[WHAT IS ASKED]
All of the data should be output character for character, except the pictures.
## Begin GIVEN INFORMATION
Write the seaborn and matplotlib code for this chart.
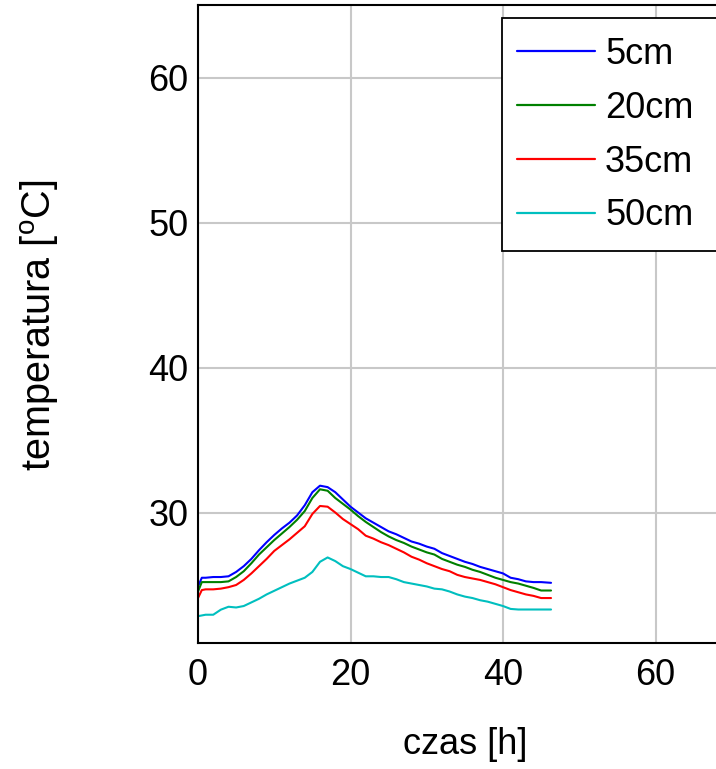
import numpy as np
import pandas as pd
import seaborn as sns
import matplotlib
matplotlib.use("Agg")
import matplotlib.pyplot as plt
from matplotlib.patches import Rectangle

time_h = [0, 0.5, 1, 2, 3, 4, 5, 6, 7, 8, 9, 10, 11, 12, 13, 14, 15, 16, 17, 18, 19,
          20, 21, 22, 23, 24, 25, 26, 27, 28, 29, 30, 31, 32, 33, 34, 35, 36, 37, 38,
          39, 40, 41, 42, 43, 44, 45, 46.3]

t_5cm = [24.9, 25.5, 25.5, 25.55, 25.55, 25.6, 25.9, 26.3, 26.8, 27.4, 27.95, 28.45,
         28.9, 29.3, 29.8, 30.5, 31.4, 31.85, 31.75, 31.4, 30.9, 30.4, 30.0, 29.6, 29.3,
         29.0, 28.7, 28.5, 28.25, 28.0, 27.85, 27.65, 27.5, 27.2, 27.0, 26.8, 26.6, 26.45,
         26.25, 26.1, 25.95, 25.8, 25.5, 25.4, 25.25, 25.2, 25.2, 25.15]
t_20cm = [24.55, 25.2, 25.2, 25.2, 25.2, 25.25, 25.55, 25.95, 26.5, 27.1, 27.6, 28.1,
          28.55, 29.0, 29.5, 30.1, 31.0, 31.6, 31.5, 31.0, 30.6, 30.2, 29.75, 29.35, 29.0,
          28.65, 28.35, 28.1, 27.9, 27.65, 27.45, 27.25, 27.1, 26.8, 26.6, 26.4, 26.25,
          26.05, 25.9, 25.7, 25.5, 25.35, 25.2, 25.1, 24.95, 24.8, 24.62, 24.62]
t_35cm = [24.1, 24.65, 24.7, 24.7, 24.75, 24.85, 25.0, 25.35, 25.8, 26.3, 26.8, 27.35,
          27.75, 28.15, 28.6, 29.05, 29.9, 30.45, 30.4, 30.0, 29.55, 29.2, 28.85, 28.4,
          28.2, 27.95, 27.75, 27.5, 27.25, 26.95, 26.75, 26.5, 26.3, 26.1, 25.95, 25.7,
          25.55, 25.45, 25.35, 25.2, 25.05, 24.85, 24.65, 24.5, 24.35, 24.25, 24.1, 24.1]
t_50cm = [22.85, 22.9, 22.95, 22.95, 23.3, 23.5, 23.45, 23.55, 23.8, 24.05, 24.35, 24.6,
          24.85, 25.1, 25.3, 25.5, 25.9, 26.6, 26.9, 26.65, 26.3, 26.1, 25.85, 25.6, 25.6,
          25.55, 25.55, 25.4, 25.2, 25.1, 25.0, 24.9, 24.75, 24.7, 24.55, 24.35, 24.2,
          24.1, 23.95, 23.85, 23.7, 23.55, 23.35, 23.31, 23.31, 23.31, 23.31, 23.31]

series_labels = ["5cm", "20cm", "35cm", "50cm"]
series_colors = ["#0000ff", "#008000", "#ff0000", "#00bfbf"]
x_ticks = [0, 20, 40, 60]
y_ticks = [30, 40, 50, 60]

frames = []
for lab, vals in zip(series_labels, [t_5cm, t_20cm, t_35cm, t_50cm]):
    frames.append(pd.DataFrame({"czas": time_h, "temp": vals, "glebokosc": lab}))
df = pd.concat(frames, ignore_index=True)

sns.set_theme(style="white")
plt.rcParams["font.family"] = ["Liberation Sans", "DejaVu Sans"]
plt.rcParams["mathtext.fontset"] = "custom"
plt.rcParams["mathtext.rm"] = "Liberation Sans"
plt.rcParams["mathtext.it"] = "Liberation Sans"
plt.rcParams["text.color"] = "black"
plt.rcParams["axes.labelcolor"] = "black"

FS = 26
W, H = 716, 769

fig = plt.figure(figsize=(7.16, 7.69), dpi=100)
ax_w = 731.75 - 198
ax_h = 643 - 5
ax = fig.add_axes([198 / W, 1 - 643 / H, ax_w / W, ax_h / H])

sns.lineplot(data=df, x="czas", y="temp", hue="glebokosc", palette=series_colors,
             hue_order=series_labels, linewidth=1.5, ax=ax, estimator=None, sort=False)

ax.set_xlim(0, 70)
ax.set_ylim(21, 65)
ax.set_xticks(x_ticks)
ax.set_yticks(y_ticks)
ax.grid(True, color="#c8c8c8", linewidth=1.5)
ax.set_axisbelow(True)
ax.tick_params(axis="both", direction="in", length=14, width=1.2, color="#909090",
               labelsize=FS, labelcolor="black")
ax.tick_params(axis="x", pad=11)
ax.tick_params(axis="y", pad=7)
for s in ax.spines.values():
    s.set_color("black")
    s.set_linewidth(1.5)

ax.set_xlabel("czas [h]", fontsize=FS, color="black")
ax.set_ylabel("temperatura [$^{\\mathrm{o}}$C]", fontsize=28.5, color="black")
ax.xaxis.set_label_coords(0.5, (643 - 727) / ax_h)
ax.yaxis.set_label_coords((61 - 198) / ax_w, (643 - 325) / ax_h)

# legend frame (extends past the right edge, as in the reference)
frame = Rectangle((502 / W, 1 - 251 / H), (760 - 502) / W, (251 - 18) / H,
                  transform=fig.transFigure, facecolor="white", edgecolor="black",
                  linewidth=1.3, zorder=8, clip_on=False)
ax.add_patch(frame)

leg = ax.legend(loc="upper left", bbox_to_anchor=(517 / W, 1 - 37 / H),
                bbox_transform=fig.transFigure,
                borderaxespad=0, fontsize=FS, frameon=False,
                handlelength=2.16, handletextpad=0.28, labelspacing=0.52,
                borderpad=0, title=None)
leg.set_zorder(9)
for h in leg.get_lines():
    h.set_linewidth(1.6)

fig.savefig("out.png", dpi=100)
## End GIVEN INFORMATION
[TASK RESPONSE]
Write the seaborn and matplotlib code for this chart.
import numpy as np
import pandas as pd
import seaborn as sns
import matplotlib
matplotlib.use("Agg")
import matplotlib.pyplot as plt
from matplotlib.patches import Rectangle

time_h = [0, 0.5, 1, 2, 3, 4, 5, 6, 7, 8, 9, 10, 11, 12, 13, 14, 15, 16, 17, 18, 19,
          20, 21, 22, 23, 24, 25, 26, 27, 28, 29, 30, 31, 32, 33, 34, 35, 36, 37, 38,
          39, 40, 41, 42, 43, 44, 45, 46.3]

t_5cm = [24.9, 25.5, 25.5, 25.55, 25.55, 25.6, 25.9, 26.3, 26.8, 27.4, 27.95, 28.45,
         28.9, 29.3, 29.8, 30.5, 31.4, 31.85, 31.75, 31.4, 30.9, 30.4, 30.0, 29.6, 29.3,
         29.0, 28.7, 28.5, 28.25, 28.0, 27.85, 27.65, 27.5, 27.2, 27.0, 26.8, 26.6, 26.45,
         26.25, 26.1, 25.95, 25.8, 25.5, 25.4, 25.25, 25.2, 25.2, 25.15]
t_20cm = [24.55, 25.2, 25.2, 25.2, 25.2, 25.25, 25.55, 25.95, 26.5, 27.1, 27.6, 28.1,
          28.55, 29.0, 29.5, 30.1, 31.0, 31.6, 31.5, 31.0, 30.6, 30.2, 29.75, 29.35, 29.0,
          28.65, 28.35, 28.1, 27.9, 27.65, 27.45, 27.25, 27.1, 26.8, 26.6, 26.4, 26.25,
          26.05, 25.9, 25.7, 25.5, 25.35, 25.2, 25.1, 24.95, 24.8, 24.62, 24.62]
t_35cm = [24.1, 24.65, 24.7, 24.7, 24.75, 24.85, 25.0, 25.35, 25.8, 26.3, 26.8, 27.35,
          27.75, 28.15, 28.6, 29.05, 29.9, 30.45, 30.4, 30.0, 29.55, 29.2, 28.85, 28.4,
          28.2, 27.95, 27.75, 27.5, 27.25, 26.95, 26.75, 26.5, 26.3, 26.1, 25.95, 25.7,
          25.55, 25.45, 25.35, 25.2, 25.05, 24.85, 24.65, 24.5, 24.35, 24.25, 24.1, 24.1]
t_50cm = [22.85, 22.9, 22.95, 22.95, 23.3, 23.5, 23.45, 23.55, 23.8, 24.05, 24.35, 24.6,
          24.85, 25.1, 25.3, 25.5, 25.9, 26.6, 26.9, 26.65, 26.3, 26.1, 25.85, 25.6, 25.6,
          25.55, 25.55, 25.4, 25.2, 25.1, 25.0, 24.9, 24.75, 24.7, 24.55, 24.35, 24.2,
          24.1, 23.95, 23.85, 23.7, 23.55, 23.35, 23.31, 23.31, 23.31, 23.31, 23.31]

series_labels = ["5cm", "20cm", "35cm", "50cm"]
series_colors = ["#0000ff", "#008000", "#ff0000", "#00bfbf"]
x_ticks = [0, 20, 40, 60]
y_ticks = [30, 40, 50, 60]

frames = []
for lab, vals in zip(series_labels, [t_5cm, t_20cm, t_35cm, t_50cm]):
    frames.append(pd.DataFrame({"czas": time_h, "temp": vals, "glebokosc": lab}))
df = pd.concat(frames, ignore_index=True)

sns.set_theme(style="white")
plt.rcParams["font.family"] = ["Liberation Sans", "DejaVu Sans"]
plt.rcParams["mathtext.fontset"] = "custom"
plt.rcParams["mathtext.rm"] = "Liberation Sans"
plt.rcParams["mathtext.it"] = "Liberation Sans"
plt.rcParams["text.color"] = "black"
plt.rcParams["axes.labelcolor"] = "black"

FS = 26
W, H = 716, 769

fig = plt.figure(figsize=(7.16, 7.69), dpi=100)
ax_w = 731.75 - 198
ax_h = 643 - 5
ax = fig.add_axes([198 / W, 1 - 643 / H, ax_w / W, ax_h / H])

sns.lineplot(data=df, x="czas", y="temp", hue="glebokosc", palette=series_colors,
             hue_order=series_labels, linewidth=1.5, ax=ax, estimator=None, sort=False)

ax.set_xlim(0, 70)
ax.set_ylim(21, 65)
ax.set_xticks(x_ticks)
ax.set_yticks(y_ticks)
ax.grid(True, color="#c8c8c8", linewidth=1.5)
ax.set_axisbelow(True)
ax.tick_params(axis="both", direction="in", length=14, width=1.2, color="#909090",
               labelsize=FS, labelcolor="black")
ax.tick_params(axis="x", pad=11)
ax.tick_params(axis="y", pad=7)
for s in ax.spines.values():
    s.set_color("black")
    s.set_linewidth(1.5)

ax.set_xlabel("czas [h]", fontsize=FS, color="black")
ax.set_ylabel("temperatura [$^{\\mathrm{o}}$C]", fontsize=28.5, color="black")
ax.xaxis.set_label_coords(0.5, (643 - 727) / ax_h)
ax.yaxis.set_label_coords((61 - 198) / ax_w, (643 - 325) / ax_h)

# legend frame (extends past the right edge, as in the reference)
frame = Rectangle((502 / W, 1 - 251 / H), (760 - 502) / W, (251 - 18) / H,
                  transform=fig.transFigure, facecolor="white", edgecolor="black",
                  linewidth=1.3, zorder=8, clip_on=False)
ax.add_patch(frame)

leg = ax.legend(loc="upper left", bbox_to_anchor=(517 / W, 1 - 37 / H),
                bbox_transform=fig.transFigure,
                borderaxespad=0, fontsize=FS, frameon=False,
                handlelength=2.16, handletextpad=0.28, labelspacing=0.52,
                borderpad=0, title=None)
leg.set_zorder(9)
for h in leg.get_lines():
    h.set_linewidth(1.6)

fig.savefig("out.png", dpi=100)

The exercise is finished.